С огромным трудом прочитал старый писатель рукопись. И не потому с трудом, что неинтересно, – наоборот, с первых строк роман властно захватил его, а просто станичная машинистка, не искушенная в редакционных правилах (или, может быть, экономя бумагу), напечатала рукопись без интервалов и красных строк. Строка налезала на строку, буква на букву… Но дочитал до конца Серафимович и решил печатать роман с январского номера 1928 года. Тут же позвонил по телефону в «Октябрь».
– Эка беда, что номер сверстан! – решительно отвел он возражения. – Что у нас в номере, напомните… отрывок из моей «Борьбы»… Снять… Гм, объявлен… говорите, неудобно перед подписчиками… Тогда вот что: сколько у меня листов?.. Два и три четвертых.
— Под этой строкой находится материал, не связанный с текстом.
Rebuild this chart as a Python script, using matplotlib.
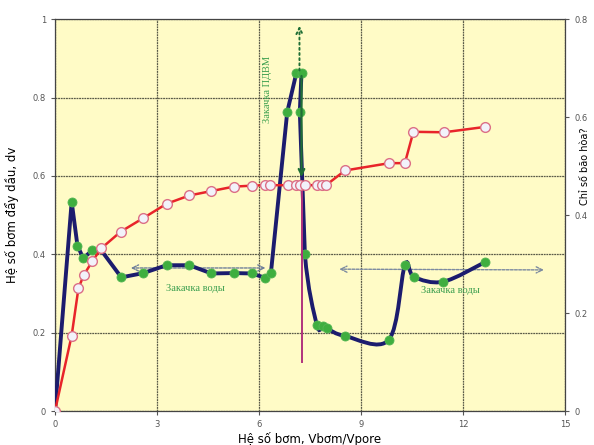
import matplotlib
matplotlib.use("Agg")
import matplotlib.pyplot as plt
from matplotlib.path import Path
from matplotlib.patches import PathPatch

# Oil displacement coefficient vs pore volumes injected
disp_x = [0, 0.49, 0.66, 0.83, 1.1, 1.36, 1.95, 2.6, 3.28, 3.95, 4.6, 5.25, 5.78,
          6.18, 6.35, 6.83, 7.1, 7.25, 7.2, 7.35, 7.7, 7.87, 7.99, 8.54, 9.82,
          10.29, 10.56, 11.42, 12.65]
disp_y = [0, 0.534, 0.422, 0.39, 0.41, 0.41, 0.341, 0.352, 0.372, 0.372, 0.351,
          0.352, 0.351, 0.34, 0.352, 0.763, 0.863, 0.863, 0.763, 0.4, 0.22, 0.218,
          0.211, 0.191, 0.182, 0.372, 0.342, 0.33, 0.38]
disp_marked = [False] + [True] * 4 + [False] + [True] * 23

# Secondary-axis series
sec_x = [0, 0.49, 0.69, 0.85, 1.1, 1.36, 1.93, 2.6, 3.28, 3.95, 4.6, 5.25, 5.78,
         6.18, 6.32, 6.85, 7.1, 7.2, 7.35, 7.7, 7.85, 7.97, 8.53, 9.83, 10.29,
         10.54, 11.44, 12.65]
sec_y = [0, 0.154, 0.251, 0.278, 0.306, 0.332, 0.366, 0.394, 0.423, 0.44, 0.449,
         0.458, 0.46, 0.461, 0.461, 0.461, 0.461, 0.461, 0.461, 0.461, 0.461, 0.461,
         0.491, 0.506, 0.506, 0.57, 0.569, 0.58]

x_ticks = [0, 3, 6, 9, 12, 15]
y_ticks = [0, 0.2, 0.4, 0.6, 0.8, 1]
y_tick_labels = ["0", "0.2", "0.4", "0.6", "0.8", "1"]
y2_ticks = [0, 0.2, 0.4, 0.6, 0.8]
y2_tick_labels = ["0", "0.2", "0.4", "0.6", "0.8"]

# index from which the curve is drawn smoothed
smooth_from = 19

BG = "#fffbc6"
GRID = "#5a5a48"
NAVY = "#1c1c6e"
GREEN = "#3fae3f"
DKGREEN = "#1f6e35"
RED = "#e8242a"
PINK = "#dc6f86"
TXTGREEN = "#3a9e4e"

fig = plt.figure(figsize=(5.94, 4.45), dpi=100)
ax = fig.add_axes([0.0926, 0.0764, 0.8586, 0.8806])
ax.set_facecolor(BG)
ax.set_xlim(0, 15)
ax.set_ylim(0, 1)
ax.set_xticks(x_ticks)
ax.set_xticklabels([str(v) for v in x_ticks])
ax.set_yticks(y_ticks)
ax.set_yticklabels(y_tick_labels)
ax.grid(True, color=GRID, lw=0.9, ls=(0, (1.5, 0.6)))
ax.tick_params(labelsize=6, colors="#555555", length=3, direction="out")
for s in ax.spines.values():
    s.set_color("#444444")
    s.set_linewidth(0.9)

# straight part of the displacement curve
ax.plot(disp_x[:smooth_from + 1], disp_y[:smooth_from + 1], color=NAVY, lw=2.8,
        zorder=3, solid_joinstyle="round")

# smoothed tail (Bezier through points, Catmull-Rom style control points)
verts = [(disp_x[smooth_from], disp_y[smooth_from])]
codes = [Path.MOVETO]
n = len(disp_x)
for i in range(smooth_from, n - 1):
    p0 = (disp_x[i - 1], disp_y[i - 1])
    p1 = (disp_x[i], disp_y[i])
    p2 = (disp_x[i + 1], disp_y[i + 1])
    p3 = (disp_x[i + 2], disp_y[i + 2]) if i + 2 < n else p2
    c1 = (p1[0] + (p2[0] - p0[0]) / 6, p1[1] + (p2[1] - p0[1]) / 6)
    c2 = (p2[0] - (p3[0] - p1[0]) / 6, p2[1] - (p3[1] - p1[1]) / 6)
    verts += [c1, c2, p2]
    codes += [Path.CURVE4] * 3
ax.add_patch(PathPatch(Path(verts, codes), fill=False, edgecolor=NAVY, lw=2.8,
                       zorder=3, capstyle="round"))

mx = [x for x, m in zip(disp_x, disp_marked) if m]
my = [y for y, m in zip(disp_y, disp_marked) if m]
ax.plot(mx, my, ls="none", marker="o", ms=6.5, mfc=GREEN, mec="#52b552", mew=0.6,
        zorder=4)

# injection markers
ax.plot([7.27, 7.27], [0.573, 0.124], color="#b0327c", lw=1.4, zorder=5)
ax.annotate("", xy=(7.25, 0.59), xytext=(7.25, 0.862),
            arrowprops=dict(arrowstyle="->", color=DKGREEN, lw=1.6,
                            mutation_scale=10), zorder=5)
ax.annotate("", xy=(7.19, 0.99), xytext=(7.19, 0.862),
            arrowprops=dict(arrowstyle="->", color=DKGREEN, lw=1.4, ls=":",
                            mutation_scale=11), zorder=5)
ax.annotate("", xy=(2.15, 0.365), xytext=(6.27, 0.365),
            arrowprops=dict(arrowstyle="<->", color="#6f7f9a", lw=1.0, ls=(0, (2, 1)),
                            mutation_scale=11), zorder=2)
ax.annotate("", xy=(8.28, 0.362), xytext=(14.46, 0.36),
            arrowprops=dict(arrowstyle="<->", color="#7c8aa0", lw=1.0, ls=(0, (2, 1)),
                            mutation_scale=11), zorder=2)

ax.text(6.24, 0.82, "Закачка ПДВМ", rotation=90, ha="center", va="center",
        fontsize=7.5, color=TXTGREEN, family="Liberation Serif")
ax.text(4.12, 0.313, "Закачка воды", ha="center", va="center", fontsize=7.5,
        color=TXTGREEN, family="Liberation Serif")
ax.text(11.62, 0.307, "Закачка воды", ha="center", va="center", fontsize=7.5,
        color=TXTGREEN, family="Liberation Serif")

ax.set_xlabel("Hệ số bơm, Vbơm/Vpore", fontsize=8.5, labelpad=2)
ax.set_ylabel("Hệ số bơm đẩy dầu, dv", fontsize=8.5, labelpad=10)

ax2 = ax.twinx()
ax2.set_ylim(0, 0.8)
ax2.set_yticks(y2_ticks)
ax2.set_yticklabels(y2_tick_labels)
ax2.tick_params(labelsize=6, colors="#555555", length=3, direction="out")
for s in ax2.spines.values():
    s.set_visible(False)
ax2.plot(sec_x, sec_y, color=RED, lw=1.8, marker="o", ms=7, mfc="#f2f2fa",
         mec=PINK, mew=1.0, zorder=6)
ax2.set_ylabel("Chỉ số bão hòa?", fontsize=7)
ax2.yaxis.set_label_coords(1.03, 0.625)

fig.savefig("out.png", dpi=100, facecolor="white")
Снимите два и оставьте три четвертых… Кто еще?.. Анна Караваева «Лесозавод»… чуточку потесните, только глядите, чтобы по-божески… Алексея Силыча ставьте целиком, у него немного. Поэзия… кто?.. Алексей Сурков, Михаил Светлов, Степан Щипачев. Молодых, батюшка мой, не трогайте. Ведь им всем троим вкупе годков немногим-то больше, чем мне одному. Ну, а остальных – снимите и начинайте «Тихий Дон»… как есть, без сокращений.
В январской книжке «Октября» были опубликованы первые главы романа, который сейчас известен всему миру.
А 19 апреля 1928 года в «Правде» появилась восторженная статья Серафимовича о романе и его авторе. Статья начиналась картиной донской степи:
«Ехал я по степи. Давно это было, давно, – уж засинело убегающим прошлым.
Неоглядно, знойно трепетала степь и безгранично тонула в сизом куреве.
На кургане чернел орелик, чернел молодой орелик. Был он небольшой; взглядывая, поворачивал голову и желтеющий клюв.